Every month I get emails from places like Barnes & Noble and Borders telling me about all the great deals they have going on. These emails are loaded with deals: 20% off this, three-for-one that, NY Times Best Seller the other. The idea behind this kind of campaign seems to be that if one thing doesn’t catch your eye, something else is sure to. This improves click-through, in theory.
Now, there’s nothing inherently wrong with this kind of marketing if your primary goal is to boost click-through rates. But the point of direct marketing is not – or rather, rarely should be – to get people to click links. No, the point of direct marketing is to convert leads to customers.
Let me frame it another way. If your business is like most American businesses, chances are that you’re getting relatively similar click-through rates to your competition. Yes, there are lots of things you can do to ensure a good click-through rate, and these things are relatively simple and intuitive. But your competition knows all of these tricks, too, and so is probably seeing similar success.
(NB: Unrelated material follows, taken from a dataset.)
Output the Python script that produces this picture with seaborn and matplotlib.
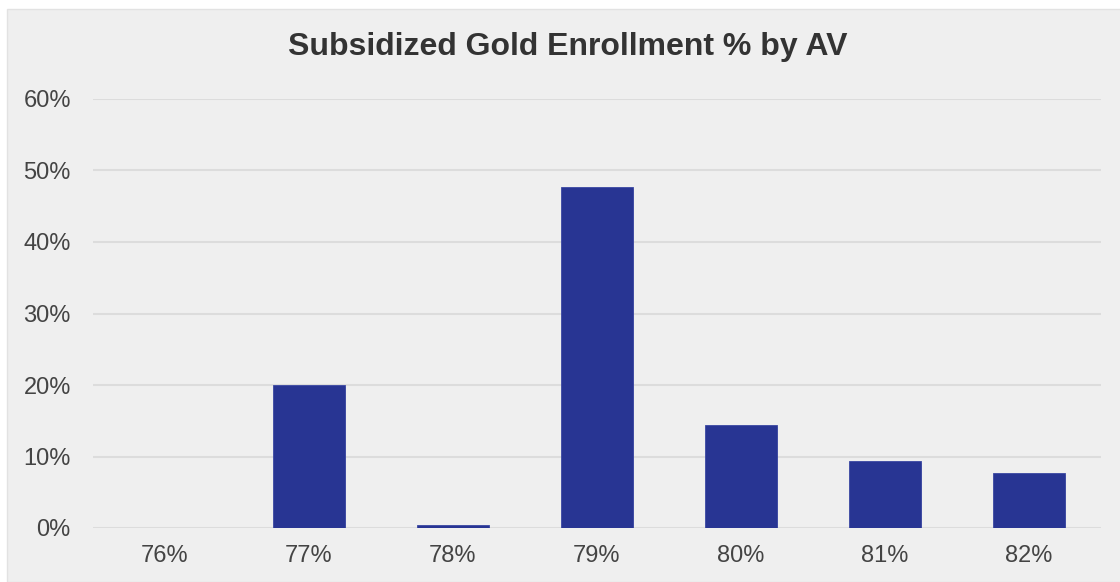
import matplotlib
matplotlib.use("Agg")
import matplotlib.pyplot as plt
import matplotlib.patheffects as pe
from matplotlib.patches import Rectangle
from matplotlib.ticker import PercentFormatter
import seaborn as sns
import pandas as pd

# Actuarial value buckets and share of subsidized gold enrollment
av_levels = ["76%", "77%", "78%", "79%", "80%", "81%", "82%"]
enrollment_share = [0.0, 0.200, 0.004, 0.477, 0.144, 0.094, 0.077]
y_ticks = [0.0, 0.1, 0.2, 0.3, 0.4, 0.5, 0.6]

df = pd.DataFrame({"AV": av_levels, "Share": enrollment_share})

sns.set_theme(style="white")
plt.rcParams["font.family"] = ["Liberation Sans", "DejaVu Sans"]

bg = "#efefef"
fig = plt.figure(figsize=(11.2, 5.82), dpi=100, facecolor="white")
# light panel behind the chart, leaving a thin white margin top and left
panel = Rectangle((7 / 1120, 0), 1, (582 - 9) / 582,
                  transform=fig.transFigure, facecolor=bg,
                  edgecolor="#e2e2e2", linewidth=1, zorder=-10)
fig.add_artist(panel)

ax = fig.add_axes([93 / 1120, 54 / 582, (1101 - 93) / 1120, (528 - 99) / 582])
ax.set_zorder(1)
ax.set_facecolor(bg)

sns.barplot(data=df, x="AV", y="Share", color="#283593", width=0.5,
            saturation=1, linewidth=0.6, edgecolor="#3a47a3", ax=ax, zorder=3)
for bar in ax.patches:
    bar.set_path_effects([pe.SimplePatchShadow(offset=(1.0, -1.5), alpha=0.3),
                          pe.Normal()])

ax.set_xlim(-0.5, len(av_levels) - 0.5)
ax.set_ylim(0, 0.6)
ax.set_yticks(y_ticks)
ax.yaxis.set_major_formatter(PercentFormatter(1.0, decimals=0))
ax.grid(axis="y", color="#dcdcdc", linewidth=1.5, zorder=0)
ax.set_axisbelow(True)
for s in ax.spines.values():
    s.set_visible(False)
ax.tick_params(axis="both", length=0, labelsize=17, labelcolor="#444444")
ax.tick_params(axis="y", pad=16)
ax.tick_params(axis="x", pad=12)
ax.set_xlabel("")
ax.set_ylabel("")

fig.text(568 / 1120, 1 - 47 / 582, "Subsidized Gold Enrollment % by AV",
         ha="center", va="center", fontsize=23, fontweight="bold",
         color="#333333")

fig.savefig("out.png", dpi=100, facecolor="white")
You can spend a lot of time and money boosting click-through rates, but let’s face it – there’s no click-through formula. Click-through involves a million factors that are outside of your control, which means that there is an invisible upper limit to the click-through rate of a given campaign.
So if so much of it is out of your control, you have two options. You can spend your time and money maximizing those elements which you can control to boost click-through, or you can focus on converting clickers to customers. The latter makes a lot more sense to me.
Here’s what your competition doesn’t know. Creating a single, targeted message with one call to action, while it may only boost click-through rates marginally, stands a much better chance of converting a would-be customer to an actual customer.
Am I saying forget click-through rates and focus entirely on conversion? That would be putting the cart before the horse a little bit. I recommend you do all the things you usually do for click-through: A-B testing, subject swaps, surveying and polling, etc. But remember that the more time you spend on click-through, the less time you have to spend on conversion – and conversion is where the money is.